Direction:
Print exactly the lines that run from the line containing "Convert this chart to Plotly code." to the line containing "import plotly.graph_objects as go", both included, and nothing else; pictures stay out.

Source material:
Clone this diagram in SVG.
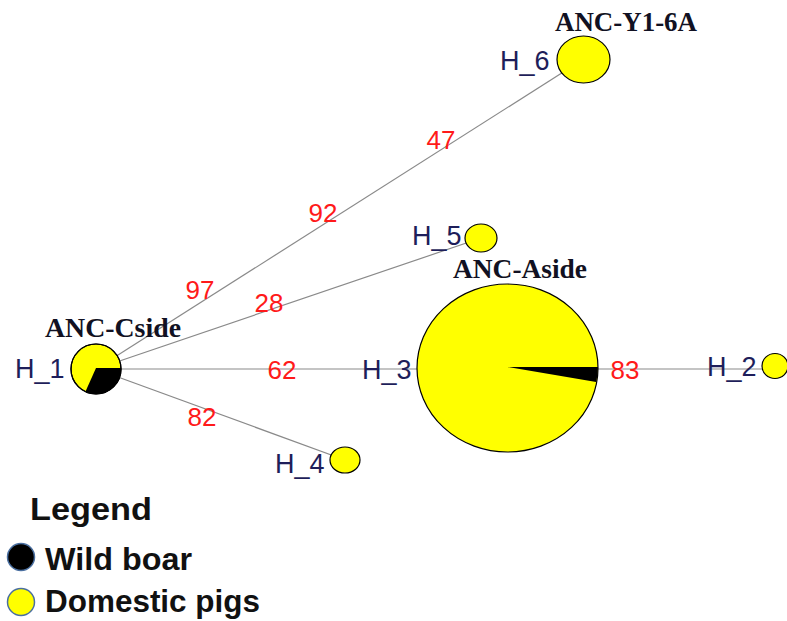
* * *
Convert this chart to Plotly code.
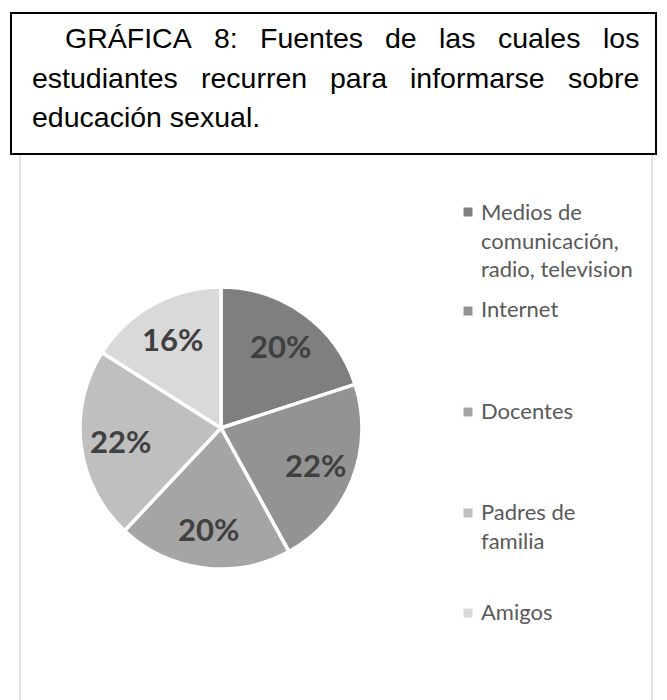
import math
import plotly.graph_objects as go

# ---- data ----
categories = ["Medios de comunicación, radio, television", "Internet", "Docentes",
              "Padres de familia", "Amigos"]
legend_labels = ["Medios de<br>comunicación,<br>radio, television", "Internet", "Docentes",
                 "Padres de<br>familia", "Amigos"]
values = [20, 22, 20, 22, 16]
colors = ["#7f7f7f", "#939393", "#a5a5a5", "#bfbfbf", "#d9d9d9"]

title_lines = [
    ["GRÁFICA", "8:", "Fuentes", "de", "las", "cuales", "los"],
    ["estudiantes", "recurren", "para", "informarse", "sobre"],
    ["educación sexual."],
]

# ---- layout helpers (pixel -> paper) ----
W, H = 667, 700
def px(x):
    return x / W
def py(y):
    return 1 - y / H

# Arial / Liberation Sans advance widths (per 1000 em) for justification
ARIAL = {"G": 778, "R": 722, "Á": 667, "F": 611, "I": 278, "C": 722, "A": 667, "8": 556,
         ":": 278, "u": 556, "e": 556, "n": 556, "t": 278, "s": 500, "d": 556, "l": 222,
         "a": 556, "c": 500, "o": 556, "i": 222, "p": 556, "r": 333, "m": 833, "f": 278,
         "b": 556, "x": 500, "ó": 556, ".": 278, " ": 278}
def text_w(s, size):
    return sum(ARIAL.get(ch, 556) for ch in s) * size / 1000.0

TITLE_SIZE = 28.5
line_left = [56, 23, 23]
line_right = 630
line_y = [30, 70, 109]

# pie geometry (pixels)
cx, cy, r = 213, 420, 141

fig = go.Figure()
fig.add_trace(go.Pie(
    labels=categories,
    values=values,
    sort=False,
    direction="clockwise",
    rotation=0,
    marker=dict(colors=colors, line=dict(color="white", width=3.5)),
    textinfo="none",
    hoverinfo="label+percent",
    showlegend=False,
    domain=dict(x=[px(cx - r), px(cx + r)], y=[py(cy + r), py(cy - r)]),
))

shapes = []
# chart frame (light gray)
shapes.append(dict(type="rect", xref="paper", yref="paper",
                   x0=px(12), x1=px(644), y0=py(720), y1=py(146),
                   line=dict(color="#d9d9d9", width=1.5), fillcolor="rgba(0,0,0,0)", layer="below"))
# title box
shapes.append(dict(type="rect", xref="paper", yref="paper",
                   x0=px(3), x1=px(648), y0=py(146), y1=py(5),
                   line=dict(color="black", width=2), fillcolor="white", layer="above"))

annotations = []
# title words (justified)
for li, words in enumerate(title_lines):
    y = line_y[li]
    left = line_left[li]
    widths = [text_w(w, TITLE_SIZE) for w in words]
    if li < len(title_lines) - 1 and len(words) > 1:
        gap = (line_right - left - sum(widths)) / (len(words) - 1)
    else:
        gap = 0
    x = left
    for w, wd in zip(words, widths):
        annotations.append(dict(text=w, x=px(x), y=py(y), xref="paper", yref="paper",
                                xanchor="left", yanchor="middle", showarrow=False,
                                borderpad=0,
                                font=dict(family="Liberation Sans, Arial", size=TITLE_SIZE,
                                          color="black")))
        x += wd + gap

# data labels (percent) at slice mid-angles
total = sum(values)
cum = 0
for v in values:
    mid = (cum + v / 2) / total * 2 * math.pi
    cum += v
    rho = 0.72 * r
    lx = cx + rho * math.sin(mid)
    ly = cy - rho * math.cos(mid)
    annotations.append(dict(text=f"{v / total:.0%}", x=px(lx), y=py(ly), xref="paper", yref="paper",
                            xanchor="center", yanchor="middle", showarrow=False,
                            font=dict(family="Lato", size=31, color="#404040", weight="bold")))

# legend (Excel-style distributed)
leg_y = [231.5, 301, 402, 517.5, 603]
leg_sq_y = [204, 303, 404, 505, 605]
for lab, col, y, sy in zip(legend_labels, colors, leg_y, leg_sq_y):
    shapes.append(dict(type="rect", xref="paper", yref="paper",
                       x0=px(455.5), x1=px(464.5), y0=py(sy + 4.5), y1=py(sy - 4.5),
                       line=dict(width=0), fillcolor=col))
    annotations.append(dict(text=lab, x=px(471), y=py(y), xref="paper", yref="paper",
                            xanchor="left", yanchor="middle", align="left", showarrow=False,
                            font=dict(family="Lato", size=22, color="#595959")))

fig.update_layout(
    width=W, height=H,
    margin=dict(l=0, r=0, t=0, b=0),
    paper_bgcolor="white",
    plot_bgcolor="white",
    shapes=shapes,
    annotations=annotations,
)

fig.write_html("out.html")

Answer to the task:
Convert this chart to Plotly code.
import math
import plotly.graph_objects as go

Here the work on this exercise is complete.